The two common ways for programs to get started at boot time are via
/etc/rc or the System V-type startup scripts. Usually, if you are
running a BSD system it will begin with /etc/rc and most Linux-type
systems use the scripts under /etc/init.d/ (or /etc/rc.d/init.d or
some other similarly named directory). Or your system may start up
programs using both: via /etc/rc and a variety of System V style rc
scripts. (Also, some people may decide to start up programs with init
as configured in /etc/inittab; but we will not discuss this method in
this article.)

For example, on a Linux system, cron might be started via a
/etc/init.d/cron script, Apache started by /etc/init.d/httpd, syslogd by
/etc/init.d/syslogd and sshd started via a /etc/init.d/sshd script.

Basically, these System V scripts are ran via symlinks from a specific rc.d
directory for the current System V runlevel. Linux systems have
different tools for configuring which rc.d scripts are ran. Or you can
configure it manually. There should be one directory that has all the
actual startup scripts (for example, it may be at /etc/init.d/ or
/etc/rc.d/rc.d). Then a few other directories for each runlevel (for
example, they may be named like /etc/rc2.d or /etc/rc.d/rc2.d).
The files in these directories are usually symlinks to the real scripts.
The standard runlevels are usually 2, 3, 4 or 5. You may be able to find
out your default runlevel on a Linux box by searching for “initdefault”
in the /etc/inittab file.

To manually disable a startup script, simply delete the appropriate symlink.
(Ignore the “S” or “K” and the number at the beginning of the symlink
name.) Some tools for managing this include: update-rc.d and chkconfig.
(Plus there are a few GUI equivalents.) For example, you can run
chkconfig --list” to view the current System V style init
script settings.
You can remove the lpd startup links with update-rc.d by doing
/usr/sbin/update-rc.d -f lpd remove“. For futher information,
(if these commands exist on your system) read the manual pages.

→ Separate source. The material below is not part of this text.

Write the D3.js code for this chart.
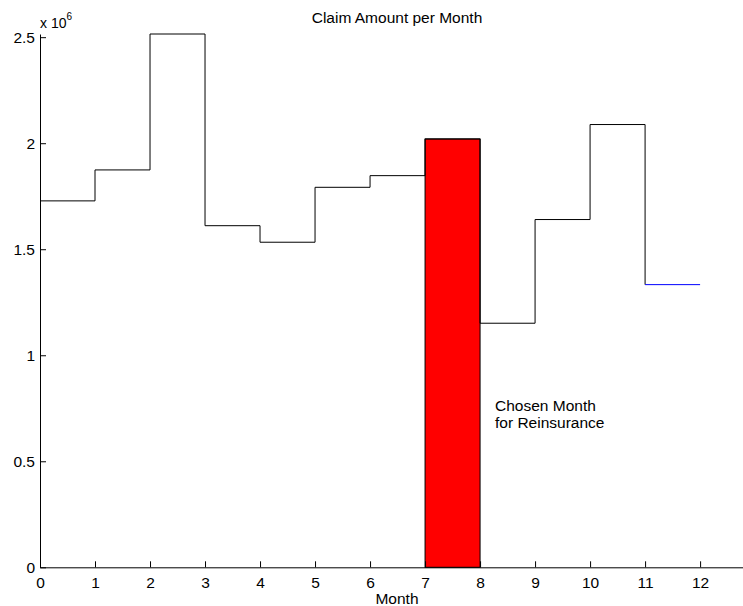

It is a lot simpler with just the plain /etc/rc script.
Instead of having a variety of scripts to start numerous different
programs, the programs are simply all just started via one script.
Sometimes /etc/rc may call an additional script, /etc/rc.local, which may
start other tasks. (And some systems that use /etc/rc may also use the
/etc/rc.d/, System V-style scripts.)
To disable a daemon at startup,
simply comment out the lines that start it up in the /etc/rc script.

Some BSD systems may have a configuration file, like /etc/rc.conf which
can be used instead of editing the /etc/rc file. For example, if it says
“inetd=YES” and you want to disable it from starting when the system
boots up, then simply change it to “inetd=NO”.

Uninstalling unneeded software

You may also find your system easier to manage if you actually remove
the unneeded or unused software. If your system is installed using
software packages (i.e. BSD ports/packages collection, RPMs or Debian
dpkg format), it would be a good idea to simply uninstall any unneeded
packages. For example, on systems that use the .deb packaging format,
you can uninstall gpm with “dpkg --remove gpm“.

It is a lot harder to manually remove individual software. For example,
you probably don’t need any X servers or X clients, so you could remove
them, for example, from /usr/X11R6/bin/. Some perfectionists strip their
systems entirely clean removing every tool, configuration or program
that is not needed. I don’t believe you need to go this extreme.